[Given data start]

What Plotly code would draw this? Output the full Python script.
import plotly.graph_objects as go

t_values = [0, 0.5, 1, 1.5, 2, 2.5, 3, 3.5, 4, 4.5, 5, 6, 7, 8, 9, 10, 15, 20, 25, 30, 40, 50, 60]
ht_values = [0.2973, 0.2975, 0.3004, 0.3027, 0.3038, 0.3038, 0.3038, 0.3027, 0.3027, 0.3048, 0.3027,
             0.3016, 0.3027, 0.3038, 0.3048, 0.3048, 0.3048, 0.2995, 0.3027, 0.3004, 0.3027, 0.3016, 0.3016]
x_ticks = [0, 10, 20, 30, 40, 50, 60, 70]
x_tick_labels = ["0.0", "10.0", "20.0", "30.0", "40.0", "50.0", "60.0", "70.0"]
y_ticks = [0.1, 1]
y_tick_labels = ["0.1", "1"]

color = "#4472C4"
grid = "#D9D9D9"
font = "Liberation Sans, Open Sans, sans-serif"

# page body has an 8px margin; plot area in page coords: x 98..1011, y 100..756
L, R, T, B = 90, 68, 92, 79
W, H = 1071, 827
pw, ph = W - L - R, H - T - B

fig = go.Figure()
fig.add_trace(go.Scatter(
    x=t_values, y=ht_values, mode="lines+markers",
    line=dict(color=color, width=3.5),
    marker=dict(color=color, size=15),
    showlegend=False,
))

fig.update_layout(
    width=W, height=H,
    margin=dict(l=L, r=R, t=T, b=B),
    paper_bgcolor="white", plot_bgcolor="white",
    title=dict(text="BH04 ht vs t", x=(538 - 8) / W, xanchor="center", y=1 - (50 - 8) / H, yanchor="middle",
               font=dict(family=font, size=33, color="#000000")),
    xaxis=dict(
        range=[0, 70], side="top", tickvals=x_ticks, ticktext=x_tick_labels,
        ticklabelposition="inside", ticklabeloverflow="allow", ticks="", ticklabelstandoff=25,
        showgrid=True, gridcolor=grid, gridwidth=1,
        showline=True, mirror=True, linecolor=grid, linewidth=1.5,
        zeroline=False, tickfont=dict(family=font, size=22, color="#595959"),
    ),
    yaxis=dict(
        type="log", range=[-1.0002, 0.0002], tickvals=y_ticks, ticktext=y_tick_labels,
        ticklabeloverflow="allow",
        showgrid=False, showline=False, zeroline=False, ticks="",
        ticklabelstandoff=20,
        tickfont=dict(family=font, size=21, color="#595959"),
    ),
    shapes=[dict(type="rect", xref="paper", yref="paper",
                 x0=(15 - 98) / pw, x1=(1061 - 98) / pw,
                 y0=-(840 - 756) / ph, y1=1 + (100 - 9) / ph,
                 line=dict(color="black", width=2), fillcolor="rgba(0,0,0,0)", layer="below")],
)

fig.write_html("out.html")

[Given data end]

** Problem statement **
Write out the full listing exactly as given.

** Answer for the task **
What Plotly code would draw this? Output the full Python script.
import plotly.graph_objects as go

t_values = [0, 0.5, 1, 1.5, 2, 2.5, 3, 3.5, 4, 4.5, 5, 6, 7, 8, 9, 10, 15, 20, 25, 30, 40, 50, 60]
ht_values = [0.2973, 0.2975, 0.3004, 0.3027, 0.3038, 0.3038, 0.3038, 0.3027, 0.3027, 0.3048, 0.3027,
             0.3016, 0.3027, 0.3038, 0.3048, 0.3048, 0.3048, 0.2995, 0.3027, 0.3004, 0.3027, 0.3016, 0.3016]
x_ticks = [0, 10, 20, 30, 40, 50, 60, 70]
x_tick_labels = ["0.0", "10.0", "20.0", "30.0", "40.0", "50.0", "60.0", "70.0"]
y_ticks = [0.1, 1]
y_tick_labels = ["0.1", "1"]

color = "#4472C4"
grid = "#D9D9D9"
font = "Liberation Sans, Open Sans, sans-serif"

# page body has an 8px margin; plot area in page coords: x 98..1011, y 100..756
L, R, T, B = 90, 68, 92, 79
W, H = 1071, 827
pw, ph = W - L - R, H - T - B

fig = go.Figure()
fig.add_trace(go.Scatter(
    x=t_values, y=ht_values, mode="lines+markers",
    line=dict(color=color, width=3.5),
    marker=dict(color=color, size=15),
    showlegend=False,
))

fig.update_layout(
    width=W, height=H,
    margin=dict(l=L, r=R, t=T, b=B),
    paper_bgcolor="white", plot_bgcolor="white",
    title=dict(text="BH04 ht vs t", x=(538 - 8) / W, xanchor="center", y=1 - (50 - 8) / H, yanchor="middle",
               font=dict(family=font, size=33, color="#000000")),
    xaxis=dict(
        range=[0, 70], side="top", tickvals=x_ticks, ticktext=x_tick_labels,
        ticklabelposition="inside", ticklabeloverflow="allow", ticks="", ticklabelstandoff=25,
        showgrid=True, gridcolor=grid, gridwidth=1,
        showline=True, mirror=True, linecolor=grid, linewidth=1.5,
        zeroline=False, tickfont=dict(family=font, size=22, color="#595959"),
    ),
    yaxis=dict(
        type="log", range=[-1.0002, 0.0002], tickvals=y_ticks, ticktext=y_tick_labels,
        ticklabeloverflow="allow",
        showgrid=False, showline=False, zeroline=False, ticks="",
        ticklabelstandoff=20,
        tickfont=dict(family=font, size=21, color="#595959"),
    ),
    shapes=[dict(type="rect", xref="paper", yref="paper",
                 x0=(15 - 98) / pw, x1=(1061 - 98) / pw,
                 y0=-(840 - 756) / ph, y1=1 + (100 - 9) / ph,
                 line=dict(color="black", width=2), fillcolor="rgba(0,0,0,0)", layer="below")],
)

fig.write_html("out.html")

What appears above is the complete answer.